◆ Problem to work on ◆
Reproduce exactly, with no pictures, each line from the opening of the material down through the line containing "from bokeh.resources import INLINE".
┌────────
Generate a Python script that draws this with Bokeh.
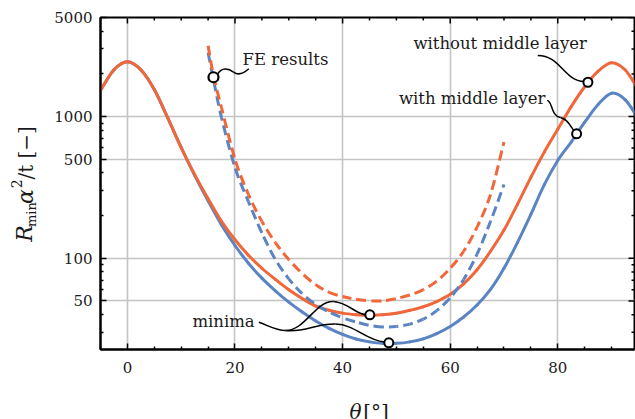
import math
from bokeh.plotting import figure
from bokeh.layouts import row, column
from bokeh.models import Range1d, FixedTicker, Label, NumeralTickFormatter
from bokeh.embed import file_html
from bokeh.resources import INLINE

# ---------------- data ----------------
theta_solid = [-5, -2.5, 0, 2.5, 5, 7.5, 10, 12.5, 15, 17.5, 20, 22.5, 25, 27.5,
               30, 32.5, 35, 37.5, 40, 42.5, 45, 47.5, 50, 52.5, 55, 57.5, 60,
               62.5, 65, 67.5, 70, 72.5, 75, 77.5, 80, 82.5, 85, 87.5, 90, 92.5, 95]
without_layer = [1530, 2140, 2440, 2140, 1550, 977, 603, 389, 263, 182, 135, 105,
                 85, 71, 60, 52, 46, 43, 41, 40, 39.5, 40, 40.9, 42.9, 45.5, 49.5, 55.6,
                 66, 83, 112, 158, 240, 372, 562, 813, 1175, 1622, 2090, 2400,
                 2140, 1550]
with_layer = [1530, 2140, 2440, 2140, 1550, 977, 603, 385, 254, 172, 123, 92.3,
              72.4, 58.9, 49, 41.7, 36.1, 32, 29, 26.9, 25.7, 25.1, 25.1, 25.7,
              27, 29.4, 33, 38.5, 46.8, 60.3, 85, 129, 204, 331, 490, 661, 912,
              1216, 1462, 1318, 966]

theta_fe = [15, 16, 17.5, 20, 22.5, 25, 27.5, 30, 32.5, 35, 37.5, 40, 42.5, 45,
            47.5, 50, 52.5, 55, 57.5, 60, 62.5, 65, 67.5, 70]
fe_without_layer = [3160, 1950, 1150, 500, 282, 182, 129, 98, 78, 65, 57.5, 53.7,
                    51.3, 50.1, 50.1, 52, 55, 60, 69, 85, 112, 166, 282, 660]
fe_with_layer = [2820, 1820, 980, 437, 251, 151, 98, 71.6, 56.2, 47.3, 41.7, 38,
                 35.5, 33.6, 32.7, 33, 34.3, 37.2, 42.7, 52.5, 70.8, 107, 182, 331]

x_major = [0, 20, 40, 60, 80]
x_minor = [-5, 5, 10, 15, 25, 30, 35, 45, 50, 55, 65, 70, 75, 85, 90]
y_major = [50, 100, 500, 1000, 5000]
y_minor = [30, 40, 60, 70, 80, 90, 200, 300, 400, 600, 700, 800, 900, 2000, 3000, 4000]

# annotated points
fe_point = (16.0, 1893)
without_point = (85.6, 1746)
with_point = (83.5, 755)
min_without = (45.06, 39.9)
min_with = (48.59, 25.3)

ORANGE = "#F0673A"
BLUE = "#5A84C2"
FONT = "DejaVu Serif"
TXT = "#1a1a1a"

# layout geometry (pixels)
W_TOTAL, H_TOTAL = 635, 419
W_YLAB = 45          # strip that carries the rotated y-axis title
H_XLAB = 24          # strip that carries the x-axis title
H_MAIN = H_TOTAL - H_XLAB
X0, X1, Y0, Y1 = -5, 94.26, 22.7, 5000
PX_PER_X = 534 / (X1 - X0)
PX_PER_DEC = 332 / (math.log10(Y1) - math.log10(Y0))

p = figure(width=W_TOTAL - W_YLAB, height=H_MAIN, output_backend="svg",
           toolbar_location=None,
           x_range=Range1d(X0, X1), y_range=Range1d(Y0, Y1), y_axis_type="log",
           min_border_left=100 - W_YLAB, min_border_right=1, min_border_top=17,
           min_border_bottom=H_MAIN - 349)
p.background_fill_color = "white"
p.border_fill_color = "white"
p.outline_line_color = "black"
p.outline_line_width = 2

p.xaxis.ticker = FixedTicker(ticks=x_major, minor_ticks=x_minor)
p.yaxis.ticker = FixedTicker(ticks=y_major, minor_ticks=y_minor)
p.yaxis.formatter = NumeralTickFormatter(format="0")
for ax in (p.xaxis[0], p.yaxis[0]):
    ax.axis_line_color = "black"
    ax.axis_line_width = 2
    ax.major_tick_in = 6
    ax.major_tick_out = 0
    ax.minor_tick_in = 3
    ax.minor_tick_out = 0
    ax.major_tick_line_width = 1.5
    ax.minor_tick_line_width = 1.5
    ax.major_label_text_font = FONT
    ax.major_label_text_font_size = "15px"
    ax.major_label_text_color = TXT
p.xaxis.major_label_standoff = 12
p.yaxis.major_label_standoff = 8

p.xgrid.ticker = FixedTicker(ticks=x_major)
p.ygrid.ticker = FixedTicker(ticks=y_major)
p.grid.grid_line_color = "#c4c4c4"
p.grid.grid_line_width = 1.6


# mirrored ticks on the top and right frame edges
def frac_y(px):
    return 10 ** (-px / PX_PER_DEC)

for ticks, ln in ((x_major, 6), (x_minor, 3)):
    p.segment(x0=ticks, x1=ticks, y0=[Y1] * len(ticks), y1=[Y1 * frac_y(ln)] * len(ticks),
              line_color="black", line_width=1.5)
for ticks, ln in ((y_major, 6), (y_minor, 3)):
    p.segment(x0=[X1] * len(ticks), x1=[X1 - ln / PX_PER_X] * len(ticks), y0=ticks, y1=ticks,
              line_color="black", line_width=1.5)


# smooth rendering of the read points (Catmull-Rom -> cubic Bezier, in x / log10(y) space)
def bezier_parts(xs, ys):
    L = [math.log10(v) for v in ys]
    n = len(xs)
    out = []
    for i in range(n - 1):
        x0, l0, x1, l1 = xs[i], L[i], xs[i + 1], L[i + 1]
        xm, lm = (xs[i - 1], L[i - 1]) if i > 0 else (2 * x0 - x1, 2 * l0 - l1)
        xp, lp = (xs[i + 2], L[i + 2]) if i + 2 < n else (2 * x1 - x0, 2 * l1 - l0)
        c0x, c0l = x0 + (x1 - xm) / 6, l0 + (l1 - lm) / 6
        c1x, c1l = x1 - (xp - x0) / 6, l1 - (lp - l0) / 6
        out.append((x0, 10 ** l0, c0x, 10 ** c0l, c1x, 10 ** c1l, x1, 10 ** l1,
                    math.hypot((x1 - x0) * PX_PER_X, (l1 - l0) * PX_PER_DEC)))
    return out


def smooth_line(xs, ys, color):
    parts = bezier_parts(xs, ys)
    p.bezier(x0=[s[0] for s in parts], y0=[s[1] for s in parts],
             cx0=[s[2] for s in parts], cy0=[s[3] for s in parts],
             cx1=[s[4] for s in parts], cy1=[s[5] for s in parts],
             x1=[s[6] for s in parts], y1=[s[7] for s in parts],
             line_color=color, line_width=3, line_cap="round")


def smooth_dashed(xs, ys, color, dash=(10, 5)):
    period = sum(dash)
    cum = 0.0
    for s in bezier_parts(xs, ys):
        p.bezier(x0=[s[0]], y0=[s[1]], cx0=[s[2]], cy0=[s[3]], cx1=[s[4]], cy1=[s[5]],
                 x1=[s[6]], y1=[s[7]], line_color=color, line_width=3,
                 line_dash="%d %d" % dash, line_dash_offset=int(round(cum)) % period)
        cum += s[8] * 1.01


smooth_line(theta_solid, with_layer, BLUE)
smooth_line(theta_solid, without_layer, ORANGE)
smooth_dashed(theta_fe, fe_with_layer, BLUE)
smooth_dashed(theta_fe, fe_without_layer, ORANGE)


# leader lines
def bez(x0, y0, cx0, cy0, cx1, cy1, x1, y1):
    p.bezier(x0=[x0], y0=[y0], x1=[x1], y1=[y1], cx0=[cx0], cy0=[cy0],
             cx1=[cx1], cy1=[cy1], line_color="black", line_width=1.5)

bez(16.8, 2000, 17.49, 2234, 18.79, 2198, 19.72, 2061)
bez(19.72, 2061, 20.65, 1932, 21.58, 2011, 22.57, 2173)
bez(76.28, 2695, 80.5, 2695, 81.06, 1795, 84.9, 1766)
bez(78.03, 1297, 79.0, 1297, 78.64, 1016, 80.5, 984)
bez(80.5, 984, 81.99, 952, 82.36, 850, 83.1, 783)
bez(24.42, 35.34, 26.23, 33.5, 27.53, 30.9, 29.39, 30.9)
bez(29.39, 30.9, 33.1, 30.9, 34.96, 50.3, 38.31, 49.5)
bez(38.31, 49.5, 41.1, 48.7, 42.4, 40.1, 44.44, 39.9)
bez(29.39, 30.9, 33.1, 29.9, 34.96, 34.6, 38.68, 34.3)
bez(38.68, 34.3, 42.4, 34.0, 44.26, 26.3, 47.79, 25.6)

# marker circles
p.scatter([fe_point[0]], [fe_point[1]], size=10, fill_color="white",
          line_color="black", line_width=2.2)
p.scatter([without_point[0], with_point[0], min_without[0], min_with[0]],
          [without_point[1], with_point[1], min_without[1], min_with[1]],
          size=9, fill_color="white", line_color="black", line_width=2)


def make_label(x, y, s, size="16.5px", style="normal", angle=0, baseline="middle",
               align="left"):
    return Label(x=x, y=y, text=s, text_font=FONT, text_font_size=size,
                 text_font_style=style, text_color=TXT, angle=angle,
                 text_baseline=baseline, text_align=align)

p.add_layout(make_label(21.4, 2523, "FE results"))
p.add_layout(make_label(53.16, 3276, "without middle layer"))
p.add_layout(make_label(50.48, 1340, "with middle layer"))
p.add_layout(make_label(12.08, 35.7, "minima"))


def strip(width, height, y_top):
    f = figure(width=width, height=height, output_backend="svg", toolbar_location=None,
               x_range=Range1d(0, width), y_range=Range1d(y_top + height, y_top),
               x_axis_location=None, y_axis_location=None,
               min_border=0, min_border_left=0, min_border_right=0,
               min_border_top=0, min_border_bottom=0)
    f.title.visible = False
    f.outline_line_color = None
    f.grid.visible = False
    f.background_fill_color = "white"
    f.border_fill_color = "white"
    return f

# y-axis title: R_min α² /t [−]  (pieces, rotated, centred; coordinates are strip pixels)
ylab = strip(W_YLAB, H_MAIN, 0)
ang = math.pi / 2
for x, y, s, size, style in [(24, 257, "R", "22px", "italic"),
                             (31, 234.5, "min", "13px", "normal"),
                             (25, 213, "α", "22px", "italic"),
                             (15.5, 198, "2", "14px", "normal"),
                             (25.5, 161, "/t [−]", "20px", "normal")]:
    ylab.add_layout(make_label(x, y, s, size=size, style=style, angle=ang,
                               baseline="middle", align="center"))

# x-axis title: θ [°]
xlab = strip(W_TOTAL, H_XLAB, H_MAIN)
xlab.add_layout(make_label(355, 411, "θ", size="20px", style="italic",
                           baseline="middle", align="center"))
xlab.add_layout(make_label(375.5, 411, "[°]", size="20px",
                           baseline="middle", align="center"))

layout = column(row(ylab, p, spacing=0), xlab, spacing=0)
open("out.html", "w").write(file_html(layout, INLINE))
└────────
◆ Finished task ◆
Generate a Python script that draws this with Bokeh.
import math
from bokeh.plotting import figure
from bokeh.layouts import row, column
from bokeh.models import Range1d, FixedTicker, Label, NumeralTickFormatter
from bokeh.embed import file_html
from bokeh.resources import INLINE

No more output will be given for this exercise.